As poster children for the use of DC PMM as extremely fast local storage targets, the OpenFOAM and Halvade workflows show a very significant reduction in I/O times required by passing data between workflow steps, and consequently, significantly reduced runtimes and increased strong scaling. Taking this further, a prototype setup of ECMWF's IFS forecasting system, which combines the actual weather forecast with several dozens of post-processing steps, does show the vast potential of DC PMM: forecast data is stored in DC PMM on the nodes running the forecast, while post-processing steps can quickly access this data via the OPA network fabric, and a meteorological archive pulls the data into long-term storage. Compared to the traditional system configurations, this scheme brings significant savings in time to completion for the full workflow.

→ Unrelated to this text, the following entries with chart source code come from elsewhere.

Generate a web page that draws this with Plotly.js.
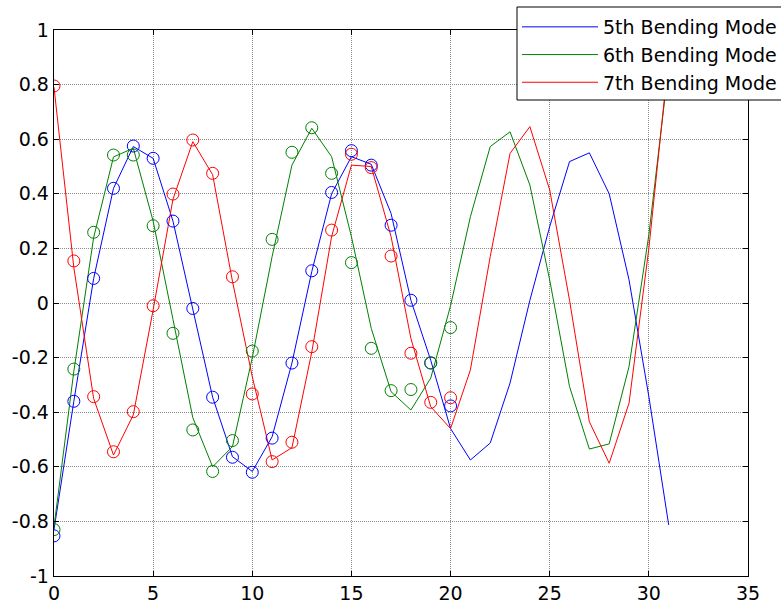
<!DOCTYPE html>
<html>
<head>
<meta charset="utf-8">
<script src="https://cdn.plot.ly/plotly-3.0.1.min.js"></script>
<style>html,body{margin:0;padding:0;background:#fff;}#chart{width:781px;height:606px;}</style>
</head>
<body>
<div id="chart"></div>
<script>
// Sample index (lines)
const xLine = [0,1,2,3,4,5,6,7,8,9,10,11,12,13,14,15,16,17,18,19,20,21,22,23,24,25,26,27,28,29,30,31];
// Sample index (circles)
const xMark = [0,1,2,3,4,5,6,7,8,9,10,11,12,13,14,15,16,17,18,19,20];

const seriesNames = ["5th Bending Mode", "6th Bending Mode", "7th Bending Mode"];

const mode5Line = [-0.83,-0.36,0.09,0.42,0.573,0.53,0.30,-0.02,-0.345,-0.563,-0.617,-0.49,-0.22,0.115,0.40,0.536,0.508,0.328,0.01,-0.21,-0.46,-0.575,-0.513,-0.293,0.01,0.28,0.518,0.55,0.40,0.085,-0.343,-0.813];
const mode6Line = [-0.82,-0.25,0.24,0.535,0.567,0.30,-0.06,-0.42,-0.60,-0.526,-0.20,0.17,0.505,0.64,0.536,0.243,-0.093,-0.325,-0.392,-0.275,-0.01,0.316,0.573,0.627,0.432,0.084,-0.306,-0.535,-0.516,-0.233,0.25,0.87];
const mode7Line = [0.79,0.13,-0.35,-0.557,-0.41,-0.025,0.38,0.591,0.47,0.08,-0.27,-0.575,-0.53,-0.18,0.243,0.505,0.50,0.243,-0.13,-0.38,-0.46,-0.245,0.17,0.548,0.646,0.414,0.01,-0.435,-0.587,-0.367,0.20,0.90];

const mode5Mark = [-0.853,-0.36,0.09,0.42,0.575,0.53,0.30,-0.02,-0.345,-0.565,-0.62,-0.495,-0.22,0.118,0.405,0.558,0.505,0.285,0.01,-0.22,-0.377];
const mode6Mark = [-0.83,-0.242,0.259,0.542,0.542,0.283,-0.111,-0.465,-0.617,-0.504,-0.176,0.233,0.552,0.642,0.475,0.148,-0.166,-0.321,-0.317,-0.219,-0.09];
const mode7Mark = [0.795,0.154,-0.343,-0.545,-0.398,-0.01,0.399,0.597,0.475,0.096,-0.333,-0.581,-0.51,-0.16,0.267,0.545,0.496,0.172,-0.184,-0.364,-0.347];

const xTickVals = [0,5,10,15,20,25,30,35];
const xTickText = ["0","5","10","15","20","25","30","35"];
const yTickVals = [-1,-0.8,-0.6,-0.4,-0.2,0,0.2,0.4,0.6,0.8,1];
const yTickText = ["-1","-0.8","-0.6","-0.4","-0.2","0","0.2","0.4","0.6","0.8","1"];

const colors = ["#0000ff", "#008000", "#ff0000"];
const lineData = [mode5Line, mode6Line, mode7Line];
const markData = [mode5Mark, mode6Mark, mode7Mark];

const traces = [];
for (let i = 0; i < 3; i++) {
  traces.push({
    x: xLine, y: lineData[i], type: "scatter", mode: "lines",
    name: seriesNames[i], line: {color: colors[i], width: 1}
  });
}
for (let i = 0; i < 3; i++) {
  traces.push({
    x: xMark, y: markData[i], type: "scatter", mode: "markers",
    showlegend: false, hoverinfo: "skip",
    marker: {symbol: "circle-open", size: 12, color: colors[i], line: {width: 1, color: colors[i]}}
  });
}

const fam = "DejaVu Sans, Liberation Sans, Arial, sans-serif";
const font = {family: fam, size: 19, color: "#000"};
const axisCommon = {
  showline: true, linecolor: "#000", linewidth: 1.3, mirror: "ticks",
  ticks: "inside", ticklen: 5, tickwidth: 1, tickcolor: "#000",
  showgrid: true, gridcolor: "#8c8c8c", griddash: "1px,1px", gridwidth: 1,
  zeroline: false, tickfont: font, tickmode: "array"
};

// legend frame (pixel-derived paper coordinates)
const plotL = 54, plotW = 694, plotB = 576, plotH = 546;
const px = v => (v - plotL) / plotW;
const py = v => (plotB - v) / plotH;

const layout = {
  width: 781, height: 606,
  margin: {l: 54, r: 33, t: 30, b: 30, autoexpand: false},
  paper_bgcolor: "#fff", plot_bgcolor: "#fff",
  font: font,
  showlegend: true,
  xaxis: Object.assign({}, axisCommon, {range: [0, 35], tickvals: xTickVals, ticktext: xTickText}),
  yaxis: Object.assign({}, axisCommon, {range: [-1, 1], tickvals: yTickVals, ticktext: yTickText}),
  shapes: [{
    type: "rect", xref: "paper", yref: "paper", layer: "above",
    x0: px(517), x1: px(800), y0: py(100), y1: py(7),
    fillcolor: "#fff", line: {color: "#000", width: 1}
  }],
  legend: {
    x: px(517), y: py(8), xanchor: "left", yanchor: "top",
    bgcolor: "rgba(0,0,0,0)", borderwidth: 0,
    font: {family: fam, size: 19, color: "#000"},
    itemwidth: 76, tracegroupgap: 0
  }
};

Plotly.newPlot("chart", traces, layout, {staticPlot: true});
</script>
</body>
</html>
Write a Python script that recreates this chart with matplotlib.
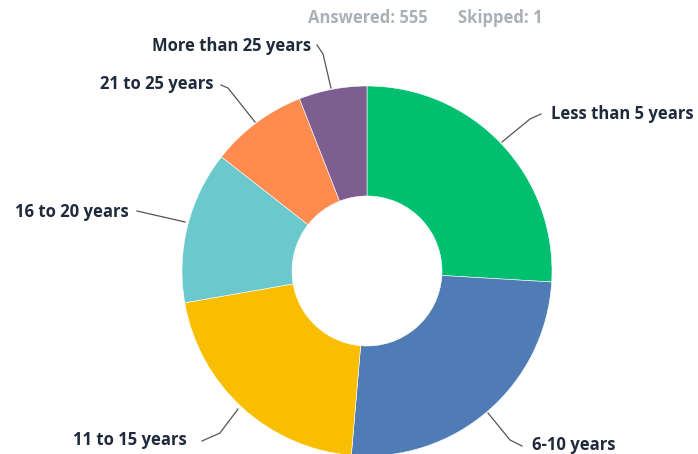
import matplotlib.pyplot as plt
import numpy as np

# ------------------------------------------------------------
# Data (answers out of 555)
# ------------------------------------------------------------
categories = ['Less than 5 years', '6-10 years', '11 to 15 years',
              '16 to 20 years', '21 to 25 years', 'More than 25 years']
counts = [144, 141, 116, 74, 47, 33]
colors = ['#00bf6f', '#507cb6', '#f9be00', '#6bc8cd', '#ff8b4f', '#7d5e90']

# label anchor positions (pixels, top-left origin) and leader lines
label_pos = {
    'Less than 5 years':  (551, 114, 'left'),
    '6-10 years':         (532, 445, 'left'),
    '11 to 15 years':     (187, 440, 'right'),
    '16 to 20 years':     (129, 212, 'right'),
    '21 to 25 years':     (214, 84, 'right'),
    'More than 25 years': (311, 46, 'right'),
}
leaders = {
    'Less than 5 years':  [(502, 142), (530, 119), (541, 114)],
    '6-10 years':         [(488, 413), (510, 440), (522, 446)],
    '11 to 15 years':     [(238, 409), (220, 433), (202, 441)],
    '16 to 20 years':     [(185, 222), (137, 211)],
    '21 to 25 years':     [(255, 122), (228, 88), (221, 85)],
    'More than 25 years': [(331, 88), (323, 54), (317, 45)],
}

W, H = 698, 454
fig = plt.figure(figsize=(W / 100, H / 100), dpi=100)
ax = fig.add_axes([0, 0, 1, 1])

cx, cy, r = 367, H - 271, 185
ax.pie(counts, colors=colors, startangle=90, counterclock=False,
       center=(cx, cy), radius=r, frame=True,
       wedgeprops=dict(width=r - 75, edgecolor='white', linewidth=0.4))
ax.set_xlim(0, W)
ax.set_ylim(0, H)
ax.axis('off')

for cat in categories:
    x, y, ha = label_pos[cat]
    ax.text(x, H - y, cat, ha=ha, va='center', fontsize=12,
            fontweight='bold', family='Open Sans', color='#1f2a3c')
    pts = np.array(leaders[cat], dtype=float)
    ax.plot(pts[:, 0], H - pts[:, 1], color='#555555', linewidth=0.9)

ax.text(308, H - 18, 'Answered: 555', ha='left', va='center', fontsize=12,
        fontweight='bold', family='Open Sans', color='#a9b0b7')
ax.text(458, H - 18, 'Skipped: 1', ha='left', va='center', fontsize=12,
        fontweight='bold', family='Open Sans', color='#a9b0b7')

plt.savefig('out.png', dpi=100)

Both of the above do use app-direct mode; the impact and value of memory mode is shown by a key materials science application (CASTEP), the memory requirements of which far exceed the usual HPC system configuration of approx. 4 GByte/core. In current EPCC practice, CASTEP uses only a fraction of the cores on each Cluster node - DC PMM in memory mode, with its up to 3 TBytes capacity on the NEXTGenIO prototype, enables use of all cores, and even with the unavoidable slowdown of execution compared to a DRAM-only configuration, the cost of running a CASTEP simulation is reduced, and the scientific throughput of a given number of nodes is increased commensurately.

Booth Demo: PyCOMPSs 2.5

PyCOMPSs is a task-based programming model that enables the execution of Python applications and workflows in distributed computing environments. The demo presented new features of the new release 2.5, such as the extended support for collections and a task-failure management mechanism.